I am appalled to hear myself sound like a father or mother. John is no friend of mine, she insists with annoyance, he wasn’t really even a boyfriend. He’s a worse liar than you. Then she pauses and asks if John is trying to move in on Alicia — to move in on rather than in with, I note. Her delivery is flat; it’s a sophisticated voice, with little inflection. It’s a voice I hadn’t yet heard, from her. I am taken aback. I visualize Helen in the city, urbanely testing her young tongue in tandem with similarly dressed girls, who sit in clubs with boys like John. They are clever and wild, the girls Gwen wrote me about. Helen may indeed have been one. When I was her age, I would have been frightened to death by people, young women, like her. It’s especially her psychological astuteness that unnerves me. She taps her cigarette on the table, and I light it for her. She looks me directly in the eye. I try not to flinch.

Helen seems to be weakening. After all, I am her only friend here, I and Chrissoula, who can’t really talk to her. But now Helen falls silent again. Her silence may deepen into a resolve not to speak. So I do, after drinking another glass of wine; I make myself vulnerable to her. Unquestionably I want to appease her.

Ultimately, Helen, I offer, in the end everyone knows everyone. I don’t know why. It must have to do with age, with how the world grows small conceptually as we grow older. We are connected whether we want to be or not. We are all connected. I toss this out, quite off the cuff, but the reasoning will serve, I hope. Then I follow with the connected notion, to my mind, that physicists deem an equation elegant when it’s executed particularly well, when it is beautiful, and that makes science close to art. Do you mean, Horace, she interjects, again in that sophisticated voice, do you mean, to you, John and I make an elegant equation?

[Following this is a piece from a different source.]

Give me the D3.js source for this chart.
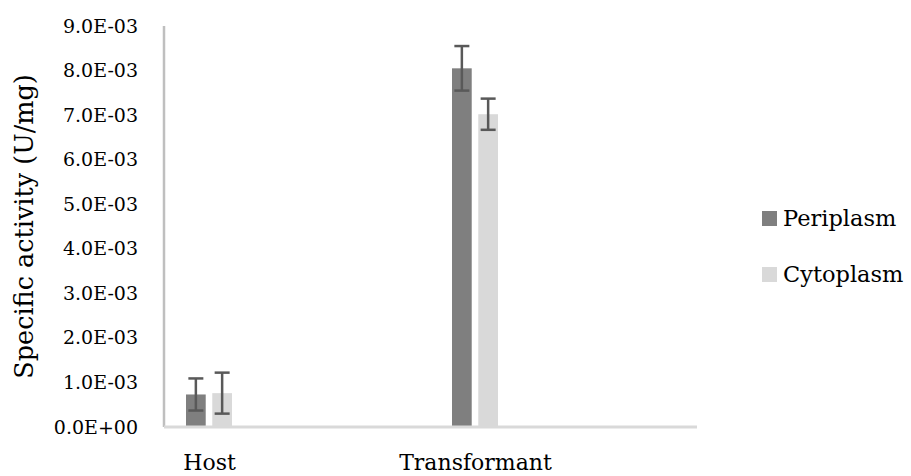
<!DOCTYPE html>
<html>
<head>
<meta charset="utf-8">
<script src="https://cdn.jsdelivr.net/npm/d3@7"></script>
<style>
  html, body { margin: 0; padding: 0; background: #fff; }
</style>
</head>
<body>
<div id="chart"></div>
<script>
// data
const categories = ["Host", "Transformant"];
const seriesNames = ["Periplasm", "Cytoplasm"];
const periplasm = [0.73e-3, 8.05e-3];
const cytoplasm = [0.76e-3, 7.02e-3];
const periplasmErr = [0.36e-3, 0.50e-3];
const cytoplasmErr = [0.46e-3, 0.35e-3];
const yTicks = [0, 1e-3, 2e-3, 3e-3, 4e-3, 5e-3, 6e-3, 7e-3, 8e-3, 9e-3];
const colors = ["#7f7f7f", "#d9d9d9"];

const WIDTH = 911, HEIGHT = 476;
const plotLeft = 164, plotRight = 697, plotTop = 26, plotBottom = 427;
const FONT = "'DejaVu Serif', serif";

const svg = d3.select("#chart").append("svg")
  .attr("width", WIDTH)
  .attr("height", HEIGHT)
  .style("font-family", FONT);

const y = d3.scaleLinear().domain([0, 9e-3]).range([plotBottom, plotTop]);
const x = d3.scalePoint().domain(categories).range([209, 475]);
const xs = d3.scaleBand().domain(seriesNames).range([-23, 23]).paddingInner(0.25);

// Excel style scientific labels: 9.0E-03
const fmt = d => {
  const [m, e] = d.toExponential(1).toUpperCase().split("E");
  const n = +e;
  return m + "E" + (n < 0 ? "-" : "+") + String(Math.abs(n)).padStart(2, "0");
};

// y axis
const yAxis = svg.append("g")
  .attr("transform", `translate(${plotLeft},0)`)
  .call(d3.axisLeft(y).tickValues(yTicks).tickFormat(fmt).tickSize(0).tickPadding(26));
yAxis.attr("font-family", null);
yAxis.select(".domain").remove();
yAxis.selectAll("text").attr("font-size", 19).style("font-family", FONT).attr("fill", "#000");
svg.append("line")
  .attr("x1", plotLeft).attr("x2", plotLeft)
  .attr("y1", y(9e-3)).attr("y2", y(0))
  .attr("stroke", "#bfbfbf").attr("stroke-width", 2.5);

// bars
const rows = categories.map((c, i) => ({
  cat: c,
  vals: [
    { s: seriesNames[0], v: periplasm[i], e: periplasmErr[i], col: colors[0] },
    { s: seriesNames[1], v: cytoplasm[i], e: cytoplasmErr[i], col: colors[1] }
  ]
}));

const grp = svg.selectAll(".grp").data(rows).enter().append("g")
  .attr("transform", d => `translate(${x(d.cat)},0)`);

grp.selectAll("rect").data(d => d.vals).enter().append("rect")
  .attr("x", d => xs(d.s))
  .attr("width", xs.bandwidth())
  .attr("y", d => y(d.v))
  .attr("height", d => y(0) - y(d.v))
  .attr("fill", d => d.col);

// x axis line
svg.append("line")
  .attr("x1", plotLeft).attr("x2", plotRight)
  .attr("y1", plotBottom).attr("y2", plotBottom)
  .attr("stroke", "#d9d9d9").attr("stroke-width", 3);

// error bars
const eb = grp.selectAll(".err").data(d => d.vals).enter().append("g")
  .attr("stroke", "#595959").attr("stroke-width", 2.5);
const cx = d => xs(d.s) + xs.bandwidth() / 2;
eb.append("line")
  .attr("x1", cx).attr("x2", cx)
  .attr("y1", d => y(d.v + d.e)).attr("y2", d => y(d.v - d.e));
eb.append("line")
  .attr("x1", d => cx(d) - 7.5).attr("x2", d => cx(d) + 7.5)
  .attr("y1", d => y(d.v + d.e)).attr("y2", d => y(d.v + d.e));
eb.append("line")
  .attr("x1", d => cx(d) - 7.5).attr("x2", d => cx(d) + 7.5)
  .attr("y1", d => y(d.v - d.e)).attr("y2", d => y(d.v - d.e));

// category labels
const xAxis = svg.append("g")
  .attr("transform", `translate(0,${plotBottom})`)
  .call(d3.axisBottom(x).tickSize(0).tickPadding(27));
xAxis.attr("font-family", null);
xAxis.select(".domain").remove();
xAxis.selectAll("text").attr("font-size", 22).style("font-family", FONT).attr("fill", "#000");

// y title
svg.append("text")
  .attr("transform", `translate(33,${(plotTop + plotBottom) / 2}) rotate(-90)`)
  .attr("text-anchor", "middle")
  .attr("font-size", 25.5)
  .style("font-family", FONT)
  .text("Specific activity (U/mg)");

// legend
const leg = svg.selectAll(".leg").data(seriesNames).enter().append("g")
  .attr("transform", (d, i) => `translate(762,${218.5 + i * 56})`);
leg.append("rect")
  .attr("x", 0).attr("y", -7.5)
  .attr("width", 15).attr("height", 15)
  .attr("fill", (d, i) => colors[i]);
leg.append("text")
  .attr("x", 21).attr("y", 0)
  .attr("dy", "0.35em")
  .attr("font-size", 22.5)
  .style("font-family", FONT)
  .text(d => d);
</script>
</body>
</html>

It is not like Helen to draw paranoid conclusions. I don’t know what you mean, Helen, I answer. I am not Machiavelli. Helen agrees that I am not but goes on to remind me that I am a writer. She’s known a couple, and even had one in the family, but no one really famous. My mind races through some possibilities, but her last name — Nash — only brings me to Ogden, and I’m sure he’s not in her family. Helen may be traveling under an assumed name, carefully hiding the identity of a famous father or uncle, or grandfather. I don’t know why I need to, again I’m being impetuous, but I ask, Do I remind you of your father, Helen? She stares at me quizzically and then answers that I do, but only when I ask questions like that. He’s a shrink, she says. Helen swallows her retsina in one gulp. A shrink, I repeat after her. A horrible word, I think. A shrink, I say again. Helen adds, Children of shrinks are really fucked up. And, in the definitive way she has said this, it is as if she were bringing to a conclusion my own queries and thoughts.

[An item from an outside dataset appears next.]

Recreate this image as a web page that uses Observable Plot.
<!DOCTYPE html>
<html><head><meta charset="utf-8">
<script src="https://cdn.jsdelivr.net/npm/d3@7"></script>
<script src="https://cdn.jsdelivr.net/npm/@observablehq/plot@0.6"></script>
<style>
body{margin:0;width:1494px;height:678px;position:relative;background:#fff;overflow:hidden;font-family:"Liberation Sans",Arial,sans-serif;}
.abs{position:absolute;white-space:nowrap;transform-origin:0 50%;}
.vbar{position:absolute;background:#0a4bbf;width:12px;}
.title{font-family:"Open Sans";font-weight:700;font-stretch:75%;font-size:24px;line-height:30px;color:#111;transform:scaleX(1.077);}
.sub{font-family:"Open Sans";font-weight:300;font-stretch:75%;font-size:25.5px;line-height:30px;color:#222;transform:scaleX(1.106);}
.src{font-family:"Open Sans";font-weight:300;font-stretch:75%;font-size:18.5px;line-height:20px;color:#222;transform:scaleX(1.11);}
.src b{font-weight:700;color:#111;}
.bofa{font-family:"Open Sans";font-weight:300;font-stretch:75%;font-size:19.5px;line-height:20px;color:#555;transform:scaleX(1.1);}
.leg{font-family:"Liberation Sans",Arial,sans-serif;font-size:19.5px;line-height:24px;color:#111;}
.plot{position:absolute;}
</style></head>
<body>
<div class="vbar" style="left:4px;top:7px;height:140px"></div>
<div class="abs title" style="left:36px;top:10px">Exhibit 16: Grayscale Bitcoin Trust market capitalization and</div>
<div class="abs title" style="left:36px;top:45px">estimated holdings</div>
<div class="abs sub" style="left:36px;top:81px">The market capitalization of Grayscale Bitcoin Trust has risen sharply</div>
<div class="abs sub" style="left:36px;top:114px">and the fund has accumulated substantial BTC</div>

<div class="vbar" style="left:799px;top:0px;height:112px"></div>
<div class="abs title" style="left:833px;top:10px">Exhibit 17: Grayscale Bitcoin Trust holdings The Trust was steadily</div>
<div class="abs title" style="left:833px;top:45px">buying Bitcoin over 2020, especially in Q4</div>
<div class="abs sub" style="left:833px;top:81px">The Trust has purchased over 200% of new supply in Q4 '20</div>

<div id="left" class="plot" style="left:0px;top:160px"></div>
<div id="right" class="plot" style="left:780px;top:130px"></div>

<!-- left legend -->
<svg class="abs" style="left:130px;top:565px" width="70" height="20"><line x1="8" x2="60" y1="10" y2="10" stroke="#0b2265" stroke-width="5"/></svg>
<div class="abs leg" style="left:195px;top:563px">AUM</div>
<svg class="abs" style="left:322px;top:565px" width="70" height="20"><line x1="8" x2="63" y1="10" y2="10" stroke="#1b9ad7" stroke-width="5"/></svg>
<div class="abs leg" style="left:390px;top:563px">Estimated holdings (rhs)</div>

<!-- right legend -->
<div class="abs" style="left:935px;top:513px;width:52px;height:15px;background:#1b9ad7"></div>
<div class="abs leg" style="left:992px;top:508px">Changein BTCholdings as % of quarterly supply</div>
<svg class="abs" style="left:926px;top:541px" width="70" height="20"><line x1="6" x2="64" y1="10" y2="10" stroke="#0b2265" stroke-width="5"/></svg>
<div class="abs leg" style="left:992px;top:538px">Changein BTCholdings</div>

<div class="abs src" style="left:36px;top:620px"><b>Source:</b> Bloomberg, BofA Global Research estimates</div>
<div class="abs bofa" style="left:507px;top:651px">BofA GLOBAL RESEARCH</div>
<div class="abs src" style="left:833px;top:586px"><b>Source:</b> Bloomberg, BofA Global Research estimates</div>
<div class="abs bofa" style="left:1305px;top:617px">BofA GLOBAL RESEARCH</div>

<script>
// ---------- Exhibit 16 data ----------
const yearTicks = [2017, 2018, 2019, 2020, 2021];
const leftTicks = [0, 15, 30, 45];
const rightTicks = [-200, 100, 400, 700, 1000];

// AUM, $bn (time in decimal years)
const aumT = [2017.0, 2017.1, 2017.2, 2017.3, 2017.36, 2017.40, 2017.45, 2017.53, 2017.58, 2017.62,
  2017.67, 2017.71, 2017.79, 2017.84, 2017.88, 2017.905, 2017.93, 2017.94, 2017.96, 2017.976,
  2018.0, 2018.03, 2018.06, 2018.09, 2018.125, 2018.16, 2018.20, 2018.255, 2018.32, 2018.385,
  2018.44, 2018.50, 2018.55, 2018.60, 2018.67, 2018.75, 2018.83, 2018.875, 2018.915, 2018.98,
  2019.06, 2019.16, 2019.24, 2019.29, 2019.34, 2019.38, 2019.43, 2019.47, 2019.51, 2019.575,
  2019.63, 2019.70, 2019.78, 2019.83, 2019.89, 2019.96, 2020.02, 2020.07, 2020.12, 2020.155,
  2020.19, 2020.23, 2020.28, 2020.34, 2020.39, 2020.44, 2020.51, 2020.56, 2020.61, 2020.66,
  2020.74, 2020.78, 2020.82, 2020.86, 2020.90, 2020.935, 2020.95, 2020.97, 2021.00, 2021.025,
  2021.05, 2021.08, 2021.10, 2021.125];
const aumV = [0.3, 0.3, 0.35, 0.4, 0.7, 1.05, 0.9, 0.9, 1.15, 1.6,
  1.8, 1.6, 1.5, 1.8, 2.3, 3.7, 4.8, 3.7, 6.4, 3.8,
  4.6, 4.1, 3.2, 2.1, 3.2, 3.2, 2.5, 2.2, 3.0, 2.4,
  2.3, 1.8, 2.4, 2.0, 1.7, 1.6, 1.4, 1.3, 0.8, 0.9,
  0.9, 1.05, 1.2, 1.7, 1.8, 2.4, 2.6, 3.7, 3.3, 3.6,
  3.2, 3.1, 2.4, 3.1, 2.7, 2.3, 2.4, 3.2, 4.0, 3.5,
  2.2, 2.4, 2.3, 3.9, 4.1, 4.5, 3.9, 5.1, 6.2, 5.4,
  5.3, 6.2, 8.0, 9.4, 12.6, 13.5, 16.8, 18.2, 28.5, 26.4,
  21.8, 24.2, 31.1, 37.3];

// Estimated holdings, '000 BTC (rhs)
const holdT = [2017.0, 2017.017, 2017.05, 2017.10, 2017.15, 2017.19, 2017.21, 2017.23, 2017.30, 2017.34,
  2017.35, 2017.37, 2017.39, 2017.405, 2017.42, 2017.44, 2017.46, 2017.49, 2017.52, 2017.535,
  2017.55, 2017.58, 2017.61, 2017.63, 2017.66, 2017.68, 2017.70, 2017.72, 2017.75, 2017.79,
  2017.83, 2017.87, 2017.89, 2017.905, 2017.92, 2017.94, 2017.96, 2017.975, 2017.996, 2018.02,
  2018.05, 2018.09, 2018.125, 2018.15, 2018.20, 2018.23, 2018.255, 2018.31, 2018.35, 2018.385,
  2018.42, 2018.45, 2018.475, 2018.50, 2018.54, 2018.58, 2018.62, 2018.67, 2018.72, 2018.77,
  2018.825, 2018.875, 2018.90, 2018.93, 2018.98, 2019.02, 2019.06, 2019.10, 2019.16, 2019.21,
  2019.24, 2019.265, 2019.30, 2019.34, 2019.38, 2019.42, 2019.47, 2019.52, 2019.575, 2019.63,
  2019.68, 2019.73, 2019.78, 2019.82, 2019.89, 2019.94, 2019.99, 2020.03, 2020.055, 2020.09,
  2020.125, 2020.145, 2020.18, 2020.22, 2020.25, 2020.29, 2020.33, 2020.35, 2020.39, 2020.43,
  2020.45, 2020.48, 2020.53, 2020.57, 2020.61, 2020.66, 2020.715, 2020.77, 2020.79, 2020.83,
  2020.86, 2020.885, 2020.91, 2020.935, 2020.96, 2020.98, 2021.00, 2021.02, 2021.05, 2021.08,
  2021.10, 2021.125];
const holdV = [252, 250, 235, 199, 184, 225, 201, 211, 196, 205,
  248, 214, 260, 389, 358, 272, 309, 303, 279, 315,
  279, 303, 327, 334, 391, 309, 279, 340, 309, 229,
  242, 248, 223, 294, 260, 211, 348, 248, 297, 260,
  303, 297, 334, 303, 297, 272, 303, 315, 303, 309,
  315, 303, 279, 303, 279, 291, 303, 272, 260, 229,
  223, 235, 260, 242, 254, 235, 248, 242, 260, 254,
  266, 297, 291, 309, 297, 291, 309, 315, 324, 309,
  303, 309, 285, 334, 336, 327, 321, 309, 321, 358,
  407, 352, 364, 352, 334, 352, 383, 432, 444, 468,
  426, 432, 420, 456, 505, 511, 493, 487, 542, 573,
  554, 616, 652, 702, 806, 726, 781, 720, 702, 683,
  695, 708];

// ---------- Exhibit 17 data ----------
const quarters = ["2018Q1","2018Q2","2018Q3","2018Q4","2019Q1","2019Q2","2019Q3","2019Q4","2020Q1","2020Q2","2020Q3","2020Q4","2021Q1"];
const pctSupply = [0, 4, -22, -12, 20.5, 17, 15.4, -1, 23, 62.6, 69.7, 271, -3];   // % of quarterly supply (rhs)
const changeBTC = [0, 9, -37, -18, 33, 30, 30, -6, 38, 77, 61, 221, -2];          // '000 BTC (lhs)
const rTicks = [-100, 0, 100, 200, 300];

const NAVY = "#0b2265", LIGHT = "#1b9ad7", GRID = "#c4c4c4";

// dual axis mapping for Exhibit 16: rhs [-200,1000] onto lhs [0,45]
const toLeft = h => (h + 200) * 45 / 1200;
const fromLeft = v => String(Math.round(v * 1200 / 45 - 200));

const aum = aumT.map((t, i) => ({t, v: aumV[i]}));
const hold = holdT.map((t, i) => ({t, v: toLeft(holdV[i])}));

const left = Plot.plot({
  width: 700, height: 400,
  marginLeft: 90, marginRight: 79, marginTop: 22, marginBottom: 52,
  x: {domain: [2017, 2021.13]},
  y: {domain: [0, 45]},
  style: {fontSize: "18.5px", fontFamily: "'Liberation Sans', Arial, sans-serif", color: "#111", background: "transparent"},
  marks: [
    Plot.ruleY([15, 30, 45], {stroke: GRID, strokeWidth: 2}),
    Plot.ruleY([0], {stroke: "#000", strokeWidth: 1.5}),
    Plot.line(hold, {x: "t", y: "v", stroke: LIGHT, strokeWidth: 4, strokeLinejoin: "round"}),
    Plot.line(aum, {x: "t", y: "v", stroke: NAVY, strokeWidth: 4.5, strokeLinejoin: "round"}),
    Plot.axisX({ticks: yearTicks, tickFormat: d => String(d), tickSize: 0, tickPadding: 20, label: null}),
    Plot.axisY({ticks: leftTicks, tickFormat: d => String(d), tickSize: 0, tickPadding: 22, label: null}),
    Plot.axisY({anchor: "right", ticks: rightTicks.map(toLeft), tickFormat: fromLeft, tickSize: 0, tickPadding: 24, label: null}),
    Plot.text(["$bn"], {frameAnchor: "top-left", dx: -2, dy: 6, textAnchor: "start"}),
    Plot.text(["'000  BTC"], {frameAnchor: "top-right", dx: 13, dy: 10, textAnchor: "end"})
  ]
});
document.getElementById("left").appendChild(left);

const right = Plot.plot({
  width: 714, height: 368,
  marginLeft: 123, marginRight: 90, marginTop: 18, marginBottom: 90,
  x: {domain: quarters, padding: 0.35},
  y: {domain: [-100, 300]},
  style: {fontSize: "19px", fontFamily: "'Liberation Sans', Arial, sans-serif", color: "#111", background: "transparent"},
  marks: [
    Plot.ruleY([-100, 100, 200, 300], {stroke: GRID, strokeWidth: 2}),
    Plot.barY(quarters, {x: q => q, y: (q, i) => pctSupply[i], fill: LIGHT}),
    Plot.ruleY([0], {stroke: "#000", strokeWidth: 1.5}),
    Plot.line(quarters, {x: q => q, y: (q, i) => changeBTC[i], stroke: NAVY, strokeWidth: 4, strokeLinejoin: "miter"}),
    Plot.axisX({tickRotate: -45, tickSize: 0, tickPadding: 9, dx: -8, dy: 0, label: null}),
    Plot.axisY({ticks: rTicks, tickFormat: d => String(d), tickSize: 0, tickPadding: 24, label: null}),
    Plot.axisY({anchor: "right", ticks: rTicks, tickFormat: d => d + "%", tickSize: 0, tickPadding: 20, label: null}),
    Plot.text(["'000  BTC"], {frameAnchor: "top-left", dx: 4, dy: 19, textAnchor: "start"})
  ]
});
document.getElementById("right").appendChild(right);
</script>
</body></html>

I nod in agreement. It’s as if we are and are not discussing her. She has already told me that she is, as she puts it, fucked up, but now I think she’s being ironic, at least in this very moment. This is getting heavy, she says, with a half-smile. Yes, I know, Helen, we are not supposed to get heavy with each other. She laughs again — Helen often does when I use her argot.

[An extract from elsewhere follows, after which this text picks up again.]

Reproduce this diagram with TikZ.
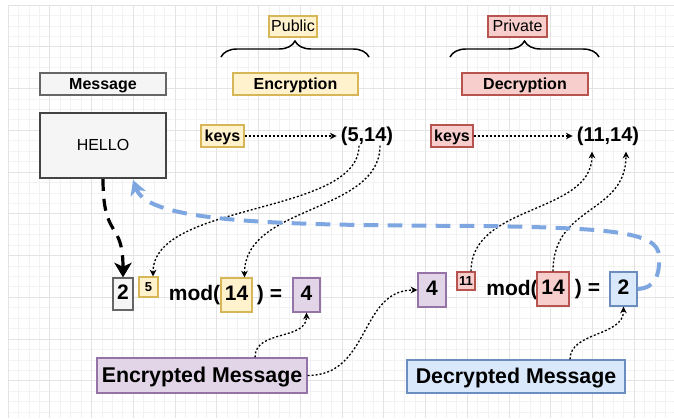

It dawns on me that she has told me next to nothing about John and her, only that John is a liar, as am I. She is most definitely artful, and I am still curious. John was a sort of boyfriend. They are not friends. I feel more sadness welling inside me. Children leave each other without a second thought. I was; I did. All those wonderful men, those friends, lovers, and I’ll never see them again. Each face is a drop of memory that is diluted by time and dissolves; nothing rests or stays still long enough to form into a clear image. They’ve drifted away, or I did. Helen doesn’t realize how precious all those moments are, and John — how beautiful he is, with those violet eyes and soft lips. I’d hold him to me forever were he mine. I’d love to make love with John. I gaze at Helen vacantly. Perhaps. With her, too. The thought scandalizes me. Am I blanching? Would this idea horrify her? Probably not. I have learned over the years that only one’s own thoughts can ever genuinely shock one.